Gold futures on the COMEX division of the New York Mercantile Exchange fell Thursday as the U.S. Federal Reserve delivered an upbeat message to investors.
The most active gold contract for April delivery lost 31.3 U.S. dollars, or 2.43 percent, to settle at 1,255.90 dollars per ounce.
After the market's close Wednesday, the Federal Reserve told investors that the American economy was expanding "at a solid pace. " This signaled to investors that a future interest rate rise was still on-track. The U.S. central bank, however, also said that it would be patient when deciding on the exact timing of the interest rate rise. Some analysts believe that the Fed could raise interest rates as early as June, which was supportive to U.S. equities and the dollar.

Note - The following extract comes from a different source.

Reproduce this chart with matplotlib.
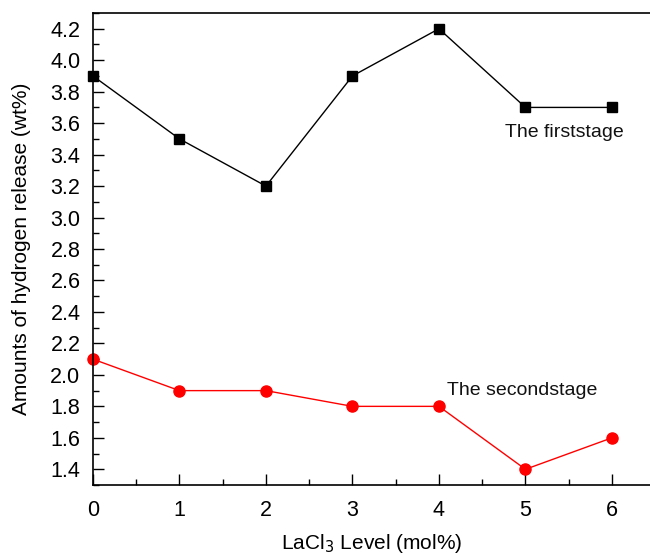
import numpy as np
import matplotlib.pyplot as plt
from matplotlib.ticker import MultipleLocator

plt.rcParams['font.family'] = ['Liberation Sans', 'DejaVu Sans']

# datos
lacl3 = [0, 1, 2, 3, 4, 5, 6]
first_stage = [3.9, 3.5, 3.2, 3.9, 4.2, 3.7, 3.7]
second_stage = [2.1, 1.9, 1.9, 1.8, 1.8, 1.4, 1.6]

fig = plt.figure(figsize=(6.5, 5.54), dpi=100)
ax = fig.add_axes([0.143, 0.1245, 0.857, 0.852])

ax.plot(lacl3, first_stage, color="black", marker="s", markersize=7.5, linewidth=1, clip_on=False)
ax.plot(lacl3, second_stage, color="red", marker="o", markersize=8, linewidth=1, clip_on=False)

ax.text(4.76, 3.54, "The firststage", fontsize=14, va="center", color="#111111")
ax.text(4.09, 1.9, "The secondstage", fontsize=14, va="center", color="#111111")

ax.set_xlim(0, 6.44)
ax.set_ylim(1.3, 4.3)
ax.xaxis.set_major_locator(MultipleLocator(1))
ax.xaxis.set_minor_locator(MultipleLocator(0.5))
ax.yaxis.set_minor_locator(MultipleLocator(0.1))
ax.set_yticks(np.arange(1.4, 4.21, 0.2))
ax.tick_params(which="major", direction="in", length=8, width=1, labelsize=15.5, pad=9)
ax.tick_params(axis="x", which="major", pad=11)
ax.tick_params(which="minor", direction="in", length=4, width=1)
ax.spines["right"].set_visible(False)
for s in ["left", "bottom", "top"]:
    ax.spines[s].set_linewidth(1.2)

ax.set_xlabel("LaCl$_3$ Level (mol%)", fontsize=15, labelpad=8)
ax.set_ylabel("Amounts of hydrogen release (wt%)", fontsize=15, labelpad=14)

fig.savefig("out.png", dpi=100)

In reaction to the Fed's announcement, the Dollar Spot Index rose by 0.38 percent to 94.8280 Thursday. The index is a measure of the dollar against a basket of major currencies. Gold and the dollar typically move in opposite directions, which means if the dollar goes up, the prices of gold futures go down.
Gold's fall may have been exacerbated by a much better-than- expected weekly jobless claims report issued by the U.S. Department of Labor, showing jobless claims falling by 43,000 to 265,000. However the Labor Department warned that initial jobless claims data are often volatile after the Martin Luther King Jr. federal holiday in the United States, and analysts believe the data are an outlier.
Silver for March delivery dropped 131.5 cents, or 7.27 percent, to close at 16.773 dollars per ounce. Platinum for April delivery lost 41.2 dollars, or 3.27 percent, to close at 1,217.30 dollars per ounce.